The president’s Friday morning remarks matched the somber tone of the ceremony and day. But he has used the 9/11 attack and its anniversary for political gain in the past.
At a campaign rally in 2015 in Birmingham, Alabama, the president claimed he witnessed people of the Muslim faith celebrating the attacks in Jersey City, across the Hudson River from his Manhattan penthouse in Trump Tower. Then-candidate Trump said he saw “thousands and thousands of people were cheering as that building was coming down. Thousands of people were cheering.”
His claims have never been verified and he has not provided any supporting accounts or video.
But that did not stop him from dropping the line throughout the 2016 campaign, bringing charging of him being anti-Muslim that still hang over his presidency.
On the morning of the attack, then-businessman Trump was inside Trump Tower. He used the tragedy to talk up his coveted Manhattan property.
“40 Wall Street (Trump Tower) actually was the second-tallest building in downtown Manhattan and it was actually, before the World Trade Center, was the tallest — and then, when they built the World Trade Center, it became known as the second tallest,” Mr. Trump said on the air of New York’s WWOR-TV. “And now it’s the tallest.”
Mr Trump in 2015 tweeted part of a 2001 Washington Post article that said authorities broke up “tailgate-style” parties on rooftops and detained individuals who watched the scene in Manhattan.
After the attacks, Mr Trump also claimed to have both help search for survivors in the rubble at New York’s Ground Zero and having paid workers to assist. He has never provided any supporting data or workers to corroborate his claims.
Despite his pervious 9/11-related controversies, the president was subdued on Friday as he attempted to strike a unifying tone – something he has rarely done during a term that has been calibrated to please his conservative base.
Political analysts on both sides have said he has done stunningly little to reach out to moderates and Democrats.
But in that Shanksville field, the president stuck to the script after warning Democrats winning the White House in November would bring “looters” and Antifa members into America’s suburbs.

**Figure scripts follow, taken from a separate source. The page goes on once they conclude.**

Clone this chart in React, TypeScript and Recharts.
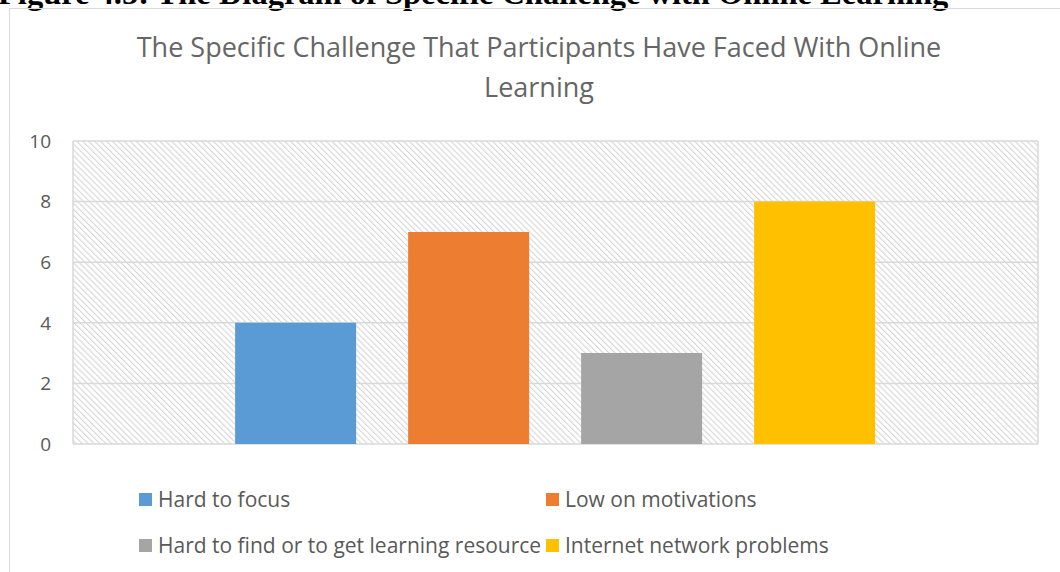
import { BarChart, Bar, XAxis, YAxis, CartesianGrid, Legend } from 'recharts'

const categories = ['Specific challenge']
const seriesNames = [
  'Hard to focus',
  'Low on motivations',
  'Hard to find or to get learning resource',
  'Internet network problems',
]
const seriesValues = [4, 7, 3, 8]
const yTicks = [0, 2, 4, 6, 8, 10]

const seriesColors = ['#5B9BD5', '#ED7D31', '#A5A5A5', '#FFC000']
const FONT = "'Open Sans', Lato, sans-serif"
const TEXT = '#595959'
const GRID = '#d9d9d9'

const data = categories.map((c) => {
  const row: Record<string, string | number> = { category: c }
  seriesNames.forEach((s, i) => {
    row[s] = seriesValues[i]
  })
  return row
})

function LegendBox({ payload }: any) {
  const items = [...(payload || [])].sort(
    (a: any, b: any) => seriesNames.indexOf(a.value) - seriesNames.indexOf(b.value),
  )
  return (
    <div style={{ display: 'grid', gridTemplateColumns: '407px 407px' }}>
      {items.map((p: any) => (
        <div
          key={p.value}
          style={{ display: 'flex', alignItems: 'center', height: 46, fontSize: 21, color: TEXT, fontFamily: FONT, whiteSpace: 'nowrap' }}
        >
          <span style={{ width: 13, height: 13, background: p.color, marginRight: 6, display: 'inline-block', flex: 'none' }} />
          {p.value}
        </div>
      ))}
    </div>
  )
}

export default function App() {
  return (
    <div style={{ position: 'absolute', left: 0, top: 0, width: 1060, height: 572, overflow: 'hidden', background: '#fff' }}>
      <svg width={0} height={0} style={{ position: 'absolute' }}>
        <defs>
          <pattern id="hatch" width={4.2} height={4.2} patternUnits="userSpaceOnUse" patternTransform="rotate(-45)">
            <rect width={4.2} height={4.2} fill="#fff" />
            <line x1={0} y1={0} x2={0} y2={4.2} stroke="#d6d6d6" strokeWidth={2.2} />
          </pattern>
        </defs>
      </svg>
      <div
        style={{
          position: 'absolute', left: -2, top: -23, fontFamily: "'Liberation Serif', 'Times New Roman', serif",
          fontWeight: 'bold', fontSize: 32.5, lineHeight: '32px', whiteSpace: 'nowrap', color: '#000',
        }}
      >
        Figure 4.5: The Diagram of Specific Challenge with Online Learning
      </div>
      <div style={{ position: 'absolute', left: 9, top: 8, width: 1080, height: 600, border: `1.5px solid ${GRID}` }} />
      <div
        style={{
          position: 'absolute', left: 9, top: 27, width: 1060, textAlign: 'center', fontFamily: FONT,
          fontSize: 27, lineHeight: '40px', color: '#666', fontWeight: 400,
        }}
      >
        The Specific Challenge That Participants Have Faced With Online
        <br />
        Learning
      </div>
      <div style={{ position: 'absolute', left: 0, top: 0 }}>
        <BarChart
          width={1060}
          height={572}
          data={data}
          margin={{ top: 141, right: 22, bottom: 128, left: 0 }}
          barCategoryGap="16.8%"
          barGap={52}
        >
          <CartesianGrid
            fill="url(#hatch)"
            stroke={GRID}
            strokeWidth={1.5}
            verticalCoordinatesGenerator={({ offset }: any) => [offset.left, offset.left + offset.width]}
          />
          <XAxis dataKey="category" hide />
          <YAxis
            domain={[0, 10]}
            ticks={yTicks}
            width={73}
            axisLine={false}
            tickLine={false}
            tickMargin={16}
            tick={{ fill: TEXT, fontSize: 19, fontFamily: FONT }}
          />
          {seriesNames.map((s, i) => (
            <Bar key={s} dataKey={s} fill={seriesColors[i]} isAnimationActive={false} />
          ))}
          <Legend
            layout="horizontal"
            verticalAlign="middle"
            align="center"
            content={<LegendBox />}
            wrapperStyle={{ position: 'absolute', left: 139, top: 476, width: 820 }}
          />
        </BarChart>
      </div>
    </div>
  )
}
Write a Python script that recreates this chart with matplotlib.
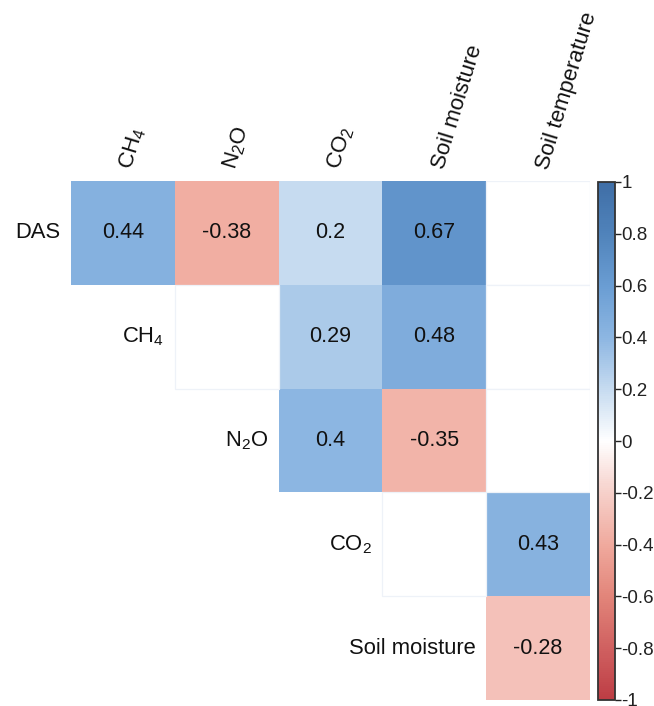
import numpy as np
import matplotlib
matplotlib.use("Agg")
import matplotlib.pyplot as plt
from matplotlib.colors import LinearSegmentedColormap, Normalize
from matplotlib.patches import Rectangle
from matplotlib.cm import ScalarMappable

plt.rcParams['font.family'] = ['Liberation Sans', 'DejaVu Sans']
plt.rcParams['mathtext.default'] = 'regular'
plt.rcParams['axes.unicode_minus'] = False

# ---- data ----
row_labels = ['DAS', 'CH$_4$', 'N$_2$O', 'CO$_2$', 'Soil moisture']
col_labels = ['CH$_4$', 'N$_2$O', 'CO$_2$', 'Soil moisture', 'Soil temperature']
# None = not part of the upper triangle; nan = not significant (blank cell)
nan = np.nan
corr_das = [0.44, -0.38, 0.20, 0.67, nan]
corr_ch4 = [None, nan, 0.29, 0.48, nan]
corr_n2o = [None, None, 0.40, -0.35, nan]
corr_co2 = [None, None, None, nan, 0.43]
corr_sm = [None, None, None, None, -0.28]
cbar_ticks = [-1, -0.8, -0.6, -0.4, -0.2, 0, 0.2, 0.4, 0.6, 0.8, 1]

rows = [corr_das, corr_ch4, corr_n2o, corr_co2, corr_sm]

cmap = LinearSegmentedColormap.from_list('corr', [
    (0.0, '#bd3d44'), (0.1, '#d06161'), (0.2, '#e2857a'), (0.3, '#f0aa9e'),
    (0.4, '#f6d0ca'), (0.5, '#ffffff'), (0.6, '#c6dbf0'), (0.7, '#8db6e2'),
    (0.8, '#6a9dd3'), (0.9, '#5083bb'), (1.0, '#3f6ea6')])
norm = Normalize(-1, 1)

fig = plt.figure(figsize=(6.54, 7.06), dpi=100)
W, H = 654, 706
ax = fig.add_axes([71 / W, 1 - 700 / H, 519 / W, 519 / H])
nr, nc = len(rows), len(col_labels)
ax.set_xlim(0, nc)
ax.set_ylim(nr, 0)
ax.axis('off')

shown = np.full((nr, nc), np.nan)
for i, r in enumerate(rows):
    for j, v in enumerate(r):
        if v is not None and not np.isnan(v):
            shown[i, j] = v
mesh = ax.pcolormesh(np.arange(nc + 1), np.arange(nr + 1),
                     np.ma.masked_invalid(shown), cmap=cmap, norm=norm)

for i, r in enumerate(rows):
    for j, v in enumerate(r):
        if v is None:
            continue
        if np.isnan(v):
            ax.add_patch(Rectangle((j, i), 1, 1, facecolor='white',
                                   edgecolor='#eef2f8', lw=0.9, zorder=1))
        else:
            ax.text(j + 0.5, i + 0.5, f'{v:g}', ha='center', va='center',
                    fontsize=15.5, color='#111111', zorder=3)
    # row label to the left of the first cell
    first = next(j for j, v in enumerate(r) if v is not None)
    ax.text(first - 0.1, i + 0.5, row_labels[i], ha='right', va='center',
            fontsize=15.8, color='#111111')

for j, lab in enumerate(col_labels):
    ax.text(j + 0.64, -0.09, lab, rotation=73, rotation_mode='anchor',
            ha='left', va='bottom', fontsize=16, color='#111111')

cax = fig.add_axes([598 / W, 1 - 700 / H, 17 / W, 518 / H])
sm = ScalarMappable(norm=norm, cmap=cmap)
cb = fig.colorbar(sm, cax=cax, ticks=cbar_ticks)
cb.ax.set_yticklabels([f'{t:g}' for t in cbar_ticks])
cb.ax.tick_params(labelsize=13.5, length=4, width=1, colors='#222222', pad=0.5)
cb.outline.set_edgecolor('#333333')
cb.outline.set_linewidth(1.3)

fig.savefig('out.png', dpi=100, facecolor='white')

“We were united by our conviction that America was the world’s most exceptional country, blessed with the most incredible heroes, and that this was a land worth defending with our very last breath,” he said. “It was a unity based on love for our families, care for our neighbors, loyalty to our fellow citizens, pride in our flag, gratitude for our police and first responders, faith in God—and a refusal to bend our will to the depraved forces of violence, intimidation, oppression and evil.”